Also in Richard’s library was a text by Buonaccorso da Montemagno – ‘On True Nobility’, which had been printed in 1481 by Caxton. The work explored the notion of the ‘New Man’ – whether nobility could arise from an individual’s character and good works or whether it was intrinsic to some inherited status of birth. It describes Flaminius, a knight but also a man of ‘low stock’ who in ‘tyme of werre he shewed hym self manly & corageo{us} / And in tyme of peas … excellyd gretely in attemperaunce of lyuyng, prudence / and eloquence …’ The opposing speaker, the knight Scipio, promotes the concept of noble blood by which ‘knyghtly disciplyne. ripe maners / grete vertue’ are handed on to the next generation. Naturally, they are bidding for the hand of a lady in their debate! Flaminius’s argument strongly suggests that an individual’s courage arises from their own learning, their own actions and morals, regardless of origins. While there is no evidence that Richard III favoured one or other of these philosophical positions, as Duke and King he provided opportunities in the church, in academia and in statecraft to a number of individuals of modest backgrounds.

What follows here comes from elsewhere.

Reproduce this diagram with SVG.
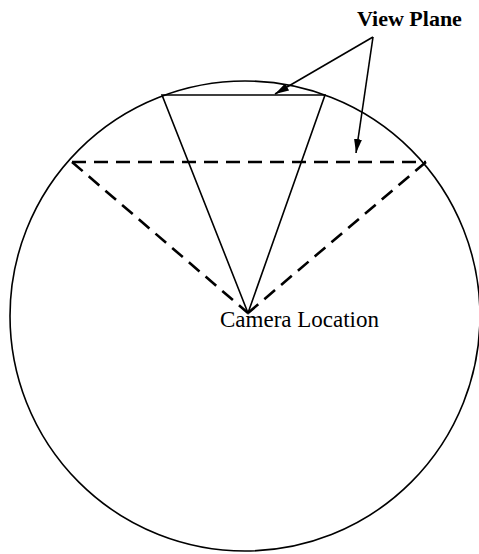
<svg xmlns="http://www.w3.org/2000/svg" width="479" height="554" viewBox="0 0 479 554">
<style>
.s{fill:none;stroke:#000;stroke-width:1.6}
.d{fill:none;stroke:#000;stroke-width:2.6;stroke-dasharray:14 8}
.t{font-family:"Liberation Serif","Times New Roman",serif;fill:#000}
</style>
<defs>
<marker id="ah" viewBox="0 0 14 8" refX="14" refY="4" markerWidth="14" markerHeight="8" markerUnits="userSpaceOnUse" orient="auto">
<path d="M0,0 L14,4 L0,8 Z" fill="#000"/>
</marker>
</defs>
<g id="sphere"><circle class="s" cx="245" cy="316" r="235"/></g>
<g id="connectors">
<path class="s" d="M162,95 L325,95 L248,313 Z"/>
<path class="d" d="M72,162 L426,162"/>
<path class="d" d="M72,162 L248,313"/>
<path class="d" d="M426,162 L248,313"/>
<line class="s" x1="373" y1="37" x2="275" y2="94" marker-end="url(#ah)"/>
<line class="s" x1="373" y1="37" x2="356" y2="153" marker-end="url(#ah)"/>
</g>
<g id="view-plane"><text class="t" x="357" y="26" font-size="22" font-weight="bold">View Plane</text></g>
<g id="camera-location"><text class="t" x="220" y="327" font-size="23">Camera Location</text></g>
</svg>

An English translation of the 4th century Roman writer Vegetius’s work ‘De re militari’ (Concerning Military Matters) was especially produced for Richard as king: his coat of arms and those of his wife Anne appear as illustrations. He would have read the work as part of his knightly training as a young man. Vegetius has a prologue of advice: that there is little better to learn of than a ‘prince whose teaching and doctrine may profit to all his subjects’.
As Duke of Gloucester, Constable and Lord High Admiral of All England and later as King, Richard took both the art of government and the art of war very seriously. He was renowned for his determination to see justice done for all his subjects: in a letter to the Court of Pleas (the forerunner to Legal Aid), he wrote that it should “hear the bills, requests and supplications of poor persons”, and at the King’s Bench in Westminster Hall on 27th June 1483 he instructed both the nobility and judiciary there to “…justly and duly administer the laws without delay or favour, [dispensing justice] indifferently to every person, as well as to poor as to rich“.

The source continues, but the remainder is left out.